**Problem statement:** The listing below holds pictures; exclude them. Return exactly the lines from the one with "Generate a component" through the one with "import * as".
* BEGIN *
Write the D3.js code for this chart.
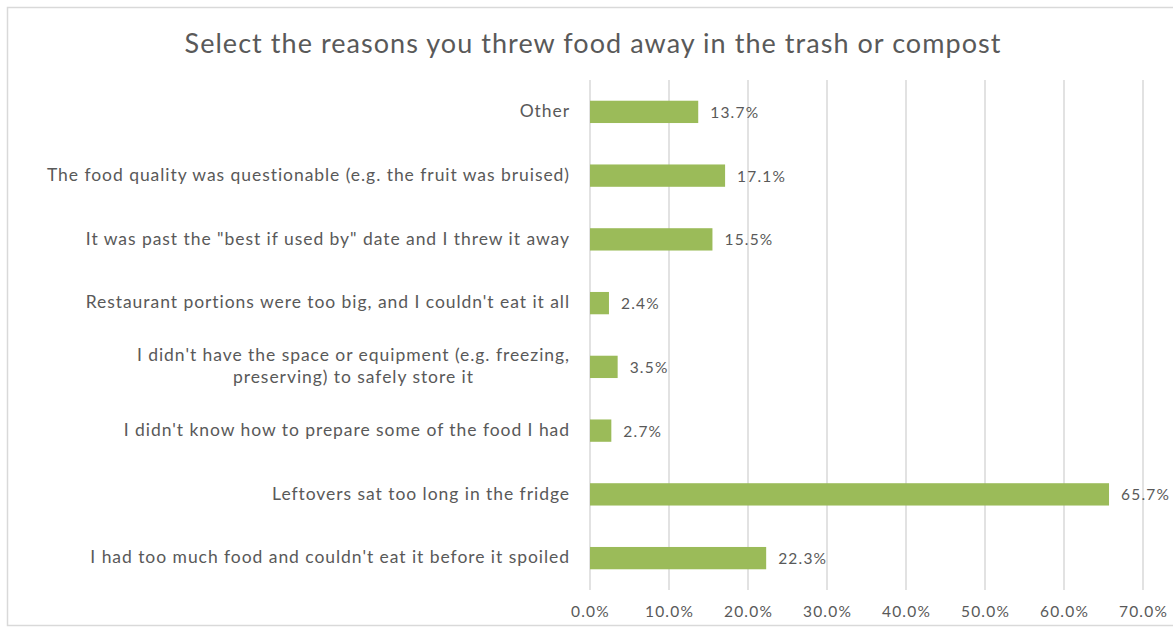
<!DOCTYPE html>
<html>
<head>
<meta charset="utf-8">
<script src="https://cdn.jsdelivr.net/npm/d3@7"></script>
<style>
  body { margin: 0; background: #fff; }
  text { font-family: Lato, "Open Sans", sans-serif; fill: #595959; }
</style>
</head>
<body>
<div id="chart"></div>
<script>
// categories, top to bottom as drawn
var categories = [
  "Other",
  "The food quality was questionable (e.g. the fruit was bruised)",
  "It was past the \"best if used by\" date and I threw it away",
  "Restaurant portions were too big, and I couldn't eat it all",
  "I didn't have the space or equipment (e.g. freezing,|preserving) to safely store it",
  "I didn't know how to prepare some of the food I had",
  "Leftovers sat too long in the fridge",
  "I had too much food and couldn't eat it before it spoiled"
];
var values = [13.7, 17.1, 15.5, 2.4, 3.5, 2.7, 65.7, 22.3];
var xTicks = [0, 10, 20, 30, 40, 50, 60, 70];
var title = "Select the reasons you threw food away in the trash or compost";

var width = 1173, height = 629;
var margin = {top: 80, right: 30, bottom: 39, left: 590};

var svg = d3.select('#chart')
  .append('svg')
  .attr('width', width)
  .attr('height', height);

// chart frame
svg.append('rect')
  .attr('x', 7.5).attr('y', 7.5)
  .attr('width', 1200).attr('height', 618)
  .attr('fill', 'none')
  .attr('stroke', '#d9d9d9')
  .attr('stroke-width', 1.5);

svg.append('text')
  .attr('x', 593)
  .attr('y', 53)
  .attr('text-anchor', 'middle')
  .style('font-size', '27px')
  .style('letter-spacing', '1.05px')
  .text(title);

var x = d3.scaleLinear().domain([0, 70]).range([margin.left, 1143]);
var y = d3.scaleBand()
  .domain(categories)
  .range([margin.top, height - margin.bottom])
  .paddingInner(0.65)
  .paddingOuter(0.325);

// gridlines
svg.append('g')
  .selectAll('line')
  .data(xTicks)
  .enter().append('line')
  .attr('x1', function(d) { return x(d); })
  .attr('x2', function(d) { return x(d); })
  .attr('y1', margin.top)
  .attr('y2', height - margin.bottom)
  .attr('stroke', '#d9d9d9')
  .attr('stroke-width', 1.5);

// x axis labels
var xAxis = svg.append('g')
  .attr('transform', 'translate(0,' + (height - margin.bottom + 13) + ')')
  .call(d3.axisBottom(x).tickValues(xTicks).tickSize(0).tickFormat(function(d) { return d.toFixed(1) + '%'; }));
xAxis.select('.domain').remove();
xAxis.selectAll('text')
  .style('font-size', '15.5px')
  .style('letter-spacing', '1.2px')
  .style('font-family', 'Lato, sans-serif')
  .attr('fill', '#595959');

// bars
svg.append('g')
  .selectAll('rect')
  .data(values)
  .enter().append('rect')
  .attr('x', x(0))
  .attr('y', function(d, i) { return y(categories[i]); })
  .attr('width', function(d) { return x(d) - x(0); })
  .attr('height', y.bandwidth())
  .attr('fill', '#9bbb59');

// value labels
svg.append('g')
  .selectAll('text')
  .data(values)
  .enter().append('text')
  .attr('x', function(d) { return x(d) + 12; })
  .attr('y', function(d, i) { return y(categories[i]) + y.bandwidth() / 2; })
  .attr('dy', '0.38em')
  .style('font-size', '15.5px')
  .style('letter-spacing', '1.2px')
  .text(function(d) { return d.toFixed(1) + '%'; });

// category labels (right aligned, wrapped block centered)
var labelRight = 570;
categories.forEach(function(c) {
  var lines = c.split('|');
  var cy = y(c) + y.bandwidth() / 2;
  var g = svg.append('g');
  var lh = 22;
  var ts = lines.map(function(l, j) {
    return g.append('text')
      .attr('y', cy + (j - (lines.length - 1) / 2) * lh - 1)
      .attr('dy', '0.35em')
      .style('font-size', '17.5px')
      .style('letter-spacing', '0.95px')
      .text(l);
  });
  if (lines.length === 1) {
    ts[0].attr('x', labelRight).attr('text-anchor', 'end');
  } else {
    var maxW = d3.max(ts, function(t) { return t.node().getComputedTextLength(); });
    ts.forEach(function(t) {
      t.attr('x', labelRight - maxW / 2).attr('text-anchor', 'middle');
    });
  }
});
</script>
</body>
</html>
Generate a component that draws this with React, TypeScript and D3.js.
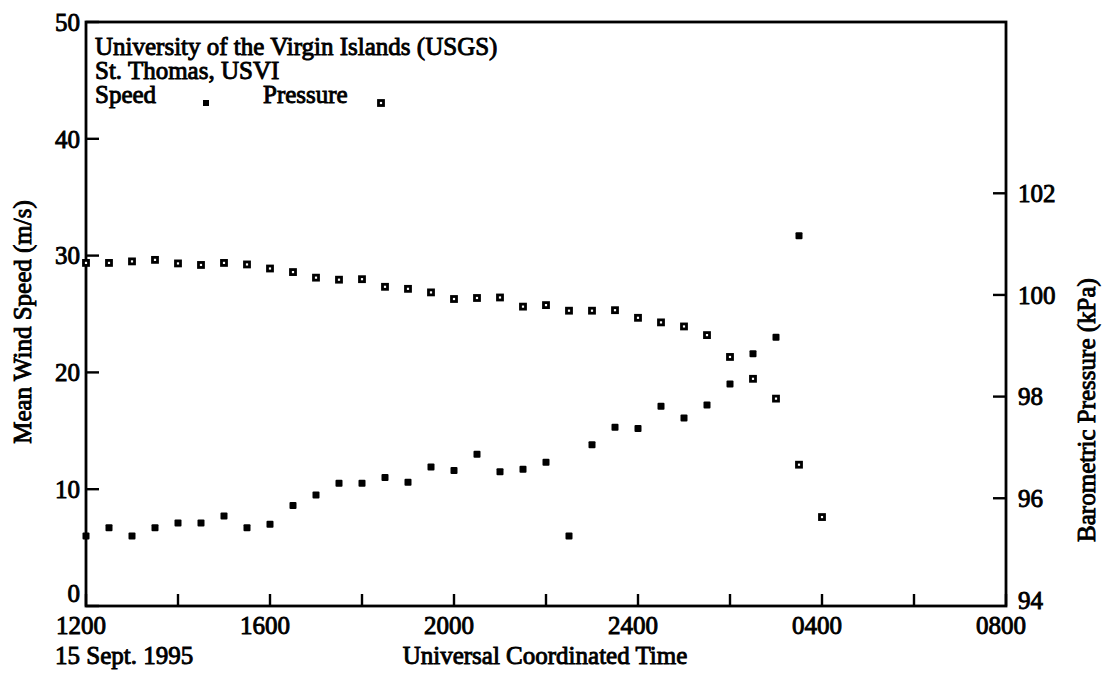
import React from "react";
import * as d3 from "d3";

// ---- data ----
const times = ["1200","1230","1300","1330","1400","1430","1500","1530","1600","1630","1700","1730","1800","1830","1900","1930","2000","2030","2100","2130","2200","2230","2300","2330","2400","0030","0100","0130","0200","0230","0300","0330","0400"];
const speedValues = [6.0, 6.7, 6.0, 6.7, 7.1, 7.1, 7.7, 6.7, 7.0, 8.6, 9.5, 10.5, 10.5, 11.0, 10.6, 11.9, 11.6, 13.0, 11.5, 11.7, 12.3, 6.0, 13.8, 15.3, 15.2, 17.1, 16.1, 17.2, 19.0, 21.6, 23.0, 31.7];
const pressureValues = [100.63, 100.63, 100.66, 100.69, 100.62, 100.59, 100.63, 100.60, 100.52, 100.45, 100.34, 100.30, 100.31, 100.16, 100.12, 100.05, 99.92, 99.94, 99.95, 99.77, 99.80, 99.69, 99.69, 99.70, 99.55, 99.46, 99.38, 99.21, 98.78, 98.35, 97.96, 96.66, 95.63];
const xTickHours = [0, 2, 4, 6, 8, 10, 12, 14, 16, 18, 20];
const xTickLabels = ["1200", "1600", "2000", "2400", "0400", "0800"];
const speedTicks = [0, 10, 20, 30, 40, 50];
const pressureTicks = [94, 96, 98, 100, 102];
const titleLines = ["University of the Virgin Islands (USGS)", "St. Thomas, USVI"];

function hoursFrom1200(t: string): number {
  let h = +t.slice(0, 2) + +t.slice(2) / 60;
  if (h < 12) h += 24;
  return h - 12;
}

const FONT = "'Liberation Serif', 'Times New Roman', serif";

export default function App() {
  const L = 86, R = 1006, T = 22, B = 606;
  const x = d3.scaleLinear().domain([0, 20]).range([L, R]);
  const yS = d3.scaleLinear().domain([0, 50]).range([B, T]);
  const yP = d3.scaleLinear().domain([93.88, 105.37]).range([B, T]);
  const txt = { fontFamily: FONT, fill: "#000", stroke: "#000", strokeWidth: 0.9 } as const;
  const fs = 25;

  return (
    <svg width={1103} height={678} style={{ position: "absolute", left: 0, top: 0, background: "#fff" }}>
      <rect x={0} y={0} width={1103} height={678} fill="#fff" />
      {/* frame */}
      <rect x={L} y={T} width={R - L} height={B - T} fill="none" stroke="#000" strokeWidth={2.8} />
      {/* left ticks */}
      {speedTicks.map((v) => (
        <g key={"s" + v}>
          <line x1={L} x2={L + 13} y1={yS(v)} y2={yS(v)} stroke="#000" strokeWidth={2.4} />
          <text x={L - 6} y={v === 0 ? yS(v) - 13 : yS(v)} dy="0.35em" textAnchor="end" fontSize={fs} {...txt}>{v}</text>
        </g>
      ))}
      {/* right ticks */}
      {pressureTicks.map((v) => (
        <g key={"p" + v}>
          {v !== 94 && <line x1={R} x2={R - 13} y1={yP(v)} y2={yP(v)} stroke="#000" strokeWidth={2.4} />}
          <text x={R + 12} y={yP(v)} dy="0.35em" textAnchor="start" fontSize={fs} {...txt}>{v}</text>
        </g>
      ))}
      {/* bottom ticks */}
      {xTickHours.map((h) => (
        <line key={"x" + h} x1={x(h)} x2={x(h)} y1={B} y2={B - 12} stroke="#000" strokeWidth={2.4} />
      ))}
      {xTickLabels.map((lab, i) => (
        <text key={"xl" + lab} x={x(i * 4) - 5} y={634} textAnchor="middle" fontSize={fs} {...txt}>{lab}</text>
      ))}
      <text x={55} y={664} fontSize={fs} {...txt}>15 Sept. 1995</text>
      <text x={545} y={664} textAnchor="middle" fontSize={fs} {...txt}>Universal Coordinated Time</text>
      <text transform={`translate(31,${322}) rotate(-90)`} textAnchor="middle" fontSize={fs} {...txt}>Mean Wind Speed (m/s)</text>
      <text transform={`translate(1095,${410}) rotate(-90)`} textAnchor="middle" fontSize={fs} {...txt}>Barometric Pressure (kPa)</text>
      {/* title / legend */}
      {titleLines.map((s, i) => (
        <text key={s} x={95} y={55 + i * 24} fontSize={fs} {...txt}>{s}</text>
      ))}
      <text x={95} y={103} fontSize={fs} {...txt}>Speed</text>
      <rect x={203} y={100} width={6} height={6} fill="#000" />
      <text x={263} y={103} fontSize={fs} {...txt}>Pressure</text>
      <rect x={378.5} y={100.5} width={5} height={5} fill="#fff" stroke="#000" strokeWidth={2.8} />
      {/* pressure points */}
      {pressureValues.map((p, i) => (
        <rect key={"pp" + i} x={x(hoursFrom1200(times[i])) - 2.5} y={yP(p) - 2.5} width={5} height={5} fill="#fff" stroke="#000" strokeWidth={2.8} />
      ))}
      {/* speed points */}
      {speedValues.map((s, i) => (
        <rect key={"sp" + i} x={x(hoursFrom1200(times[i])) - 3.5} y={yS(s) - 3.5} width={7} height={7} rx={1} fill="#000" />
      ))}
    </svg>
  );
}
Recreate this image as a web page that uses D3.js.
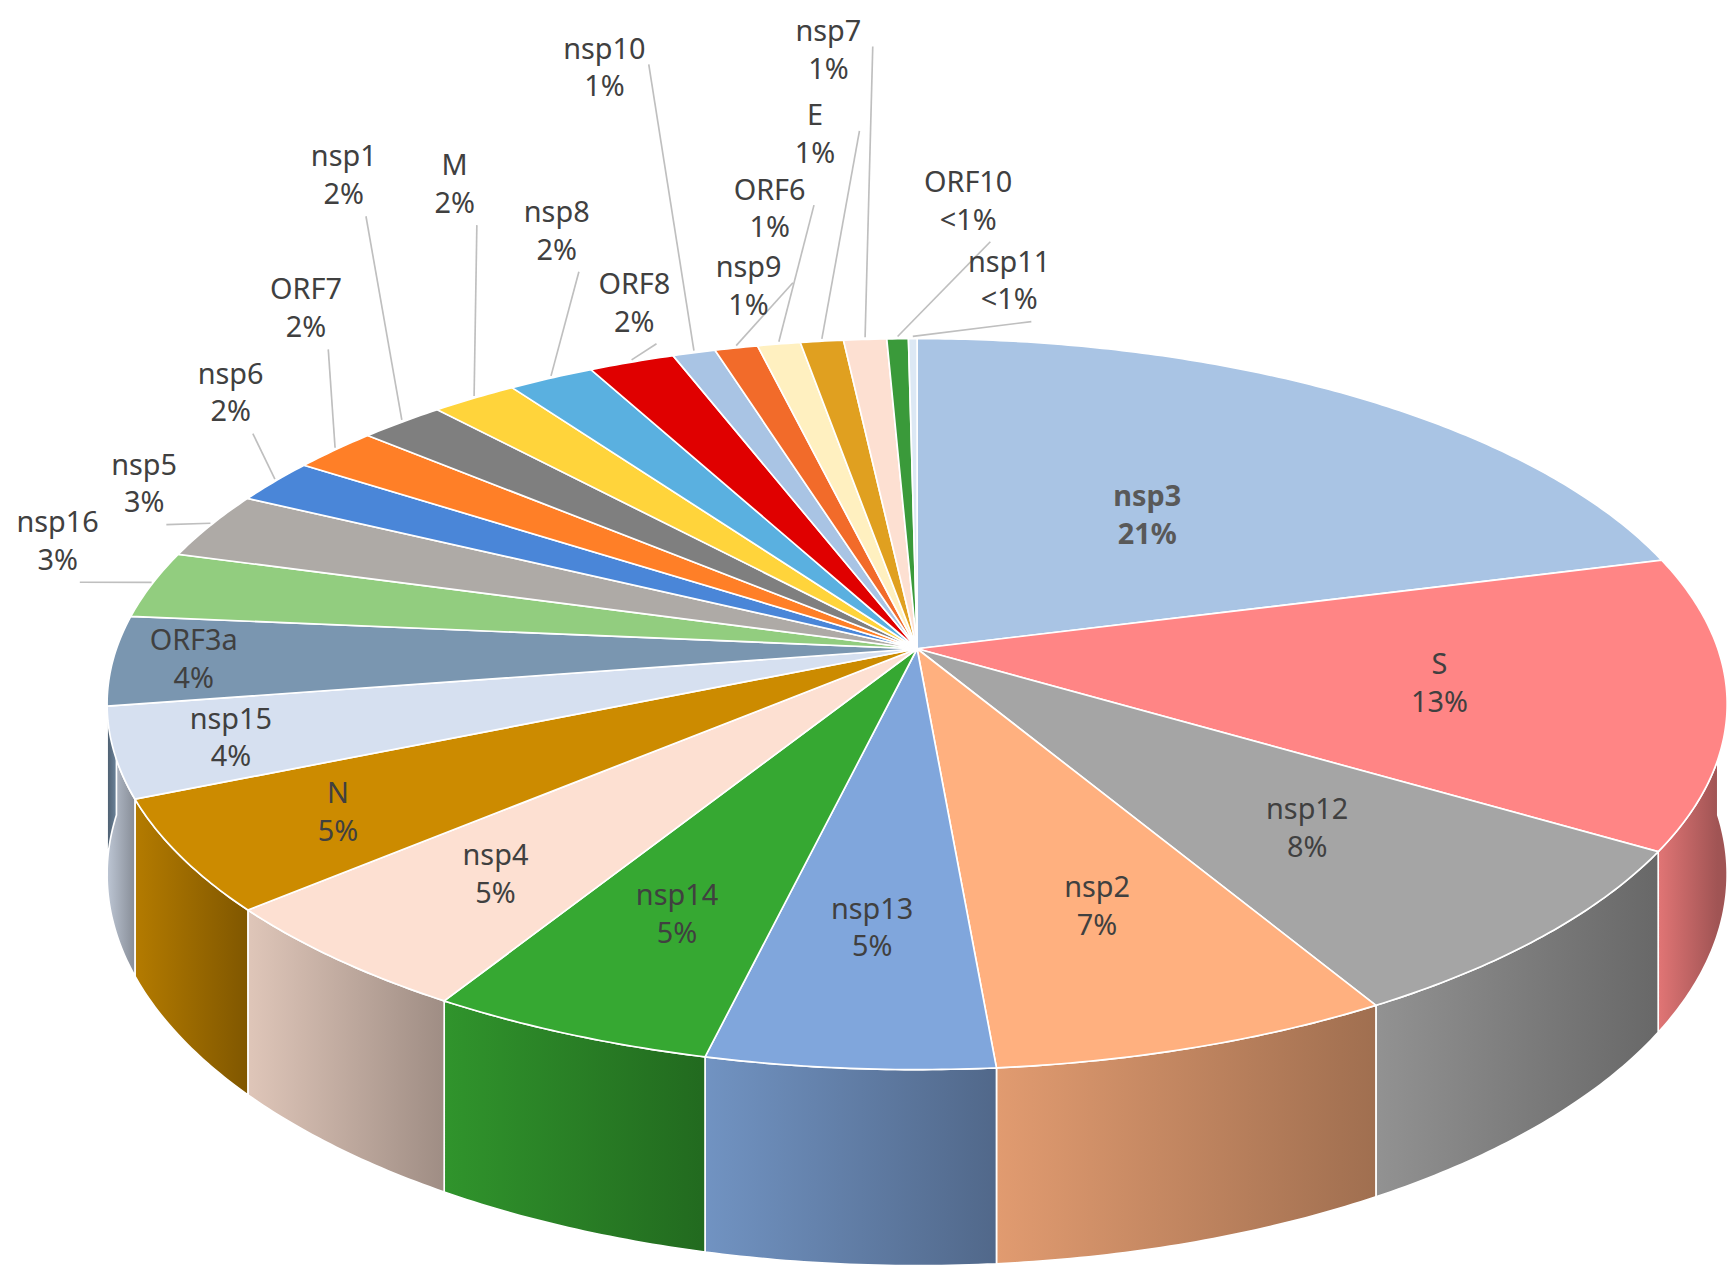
* END *
**Exercise solution:**
Generate a component that draws this with React, TypeScript and D3.js.
import React from "react";
import * as d3 from "d3";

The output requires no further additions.